«È inutile nascondere la testa sotto la sabbia, questo fatto di avere una doppia faccia ci è già successo altre volte. E allora ne dovremo parlare, per risolvere il problema». È uno Spalletti molto più deluso che arrabbiato quello di fine gara, con il volto tirato di chi pensava di poter andare a una festa e invece si è ritrovato all’improvviso senza invito. Forse perché in cuor suo credeva davvero di poter tenere il passo della Juve o forse perché i segnali captati in queste due settimane di sosta erano stati positivi. «I ragazzi si erano allenati benissimo, ero certo di fare una grande partita». E invece lo è stata solo per un po’, la seconda parte del primo tempo. Poi il buio, soprattutto nella ripresa, quando la Roma è scomparsa dal campo. Lasciando spazio a dubbi e interrogativi, ma anche a qualche crisi isterica, sparsa qua e là.
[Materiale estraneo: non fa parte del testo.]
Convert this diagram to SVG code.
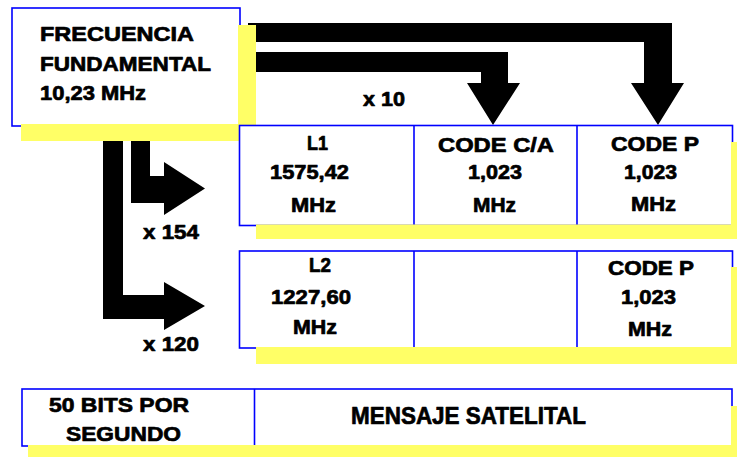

NERVOSISMO – Già, perché poi se i cambi per qualcuno sono stati l’errore di Spalletti («Ma togliere Salah e Perotti non è stata una resa – puntualizza il tecnico –, lo sarebbe stato semmai restare così: non riuscivamo più a tenere palla e a risalire, ho messo dentro forze fresche come Paredes, che nel far girare palla è il numero uno»), quegli stessi cambi hanno creato più di una scintilla. Prima il malumore di Perotti (evidente al momento dell’uscita), poi i rimproveri «coloriti» di Nainggolan a Domenichini, il vice di Spalletti. «Quando mi fate cambiare ruolo, ditemi bene le cose che devo fare», il succo delle frasi di Radja, espresse con toni molto più forti e con quel dito a roteare davanti alla faccia di Domenichini. Spalletti nei precedenti 15 minuti aveva richiamato più volte il belga, per tenere una posizione diversa in campo, finendo poi con il sostituirlo. Segni di nervosismo strisciante in una squadra che si stava rendendo conto come gli stesse scivolando via dalle mani proprio quell’invito lì, alla festa di fine anno. Che, poi, tradotto, voleva dire continuare a cullare il sogno di poter dare fastidio alla Juve fino alla fine.
AUTOCRITICA – E invece la sconfitta di ieri è una mazzata tremenda. «Un risultato pesante, ne usciamo male, si è fatto un passo indietro per le nostre aspettative e qualità – dice lo stesso Spalletti –. Il lavoro di preparazione alla gara è stato sbagliato, è chiaro. Nella ripresa abbiamo avuto un’involuzione che non mi aspettavo. Se smetti di giocare, gli altri ti passano sopra. Noi siamo bravi quando possiamo gestire la gara con qualità e in velocità, ma se poi il livello di lotta si alza e la gara diventa una mischia lo diventiamo di meno. E in casi come questi la responsabilità è tutta dell’allenatore».
POCA PERSONALITA’ – Il problema, alla fine, gira sempre lì, sulla mancanza di cattiveria. Strootman ne ha da vendere, ma è ancora molto lontano dal giocatore che era («Per me ha fatto una grande partita. Anche De Rossi, che poi è calato, un po’ come tutti», dice Spalletti), Salah sembra troppo timido rispetto ai «rimproveri» degli avversari. «Nel primo tempo dovevamo segnare. Calo fisico? Direi di no, avevamo anche coccolato giocatori che non erano andati in nazionale. Il problema è l’aggressività in alcune cose come l’uno contro uno in fase difensiva». E allora forse è vero, meglio non fare gli struzzi. Niente testa sotto la sabbia.